Uma “ousadia”, como o próprio chef coloca. Para ele, estar no Pátio de São Pedro é uma forma de se aproximar da essência do Recife e dos recifenses, além de poder estar mais perto dos produtos que compõem seu menu. A ideia é “fazer uma cozinha urbana, com a cara da cidade”: “Pra quem, é cozinheiro,o que dá mais satisfação é de fazer uma cozinha relacionada com os produtos da sua região, com a facilidade de acesso aos produtos. Compro os insumos do Mercado de São José, compro o camarão de bacia da esquina.”, diz Thiago.
Ele assumiu o risco de tentar um novo negócio em um local em processo de degradação, e não foi por acaso: “O Pátio, de certa forma, era a praça de alimentação do recifense. Antes dos shoppings, todo mundo ia beber e almoçar lá. O Pátio tem cinco restaurantes tradicionais, hoje em dia a maioria está penando para se manter vivo. A principal motivação também é de fazer um processo de mudança ali no centro da cidade. Não só o Pátio, como o seu entorno, está todo degradado, é uma cracolândia.”.

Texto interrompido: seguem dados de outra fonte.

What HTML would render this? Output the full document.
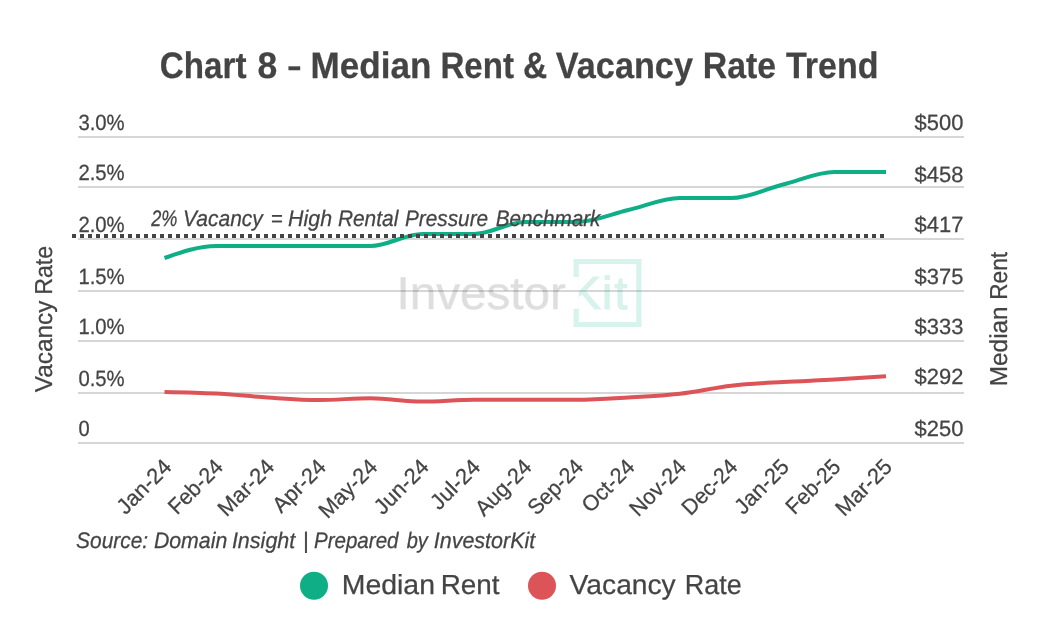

O chef contou, também, sobre projetos que ele, junto a outros apaixonados pelo Pátio de São Pedro, e órgãos como o Sebrae estão planejando. São ações pensadas em diversas frentes como música, festival gastronômico e jantares dançantes, que devem compor um cronograma para preencher 12 meses do ano. “São iniciativas que a gente está tocando do ponto de vista privado que talvez revigore, de certa forma, o Pátio, sem depender da iniciativa pública”.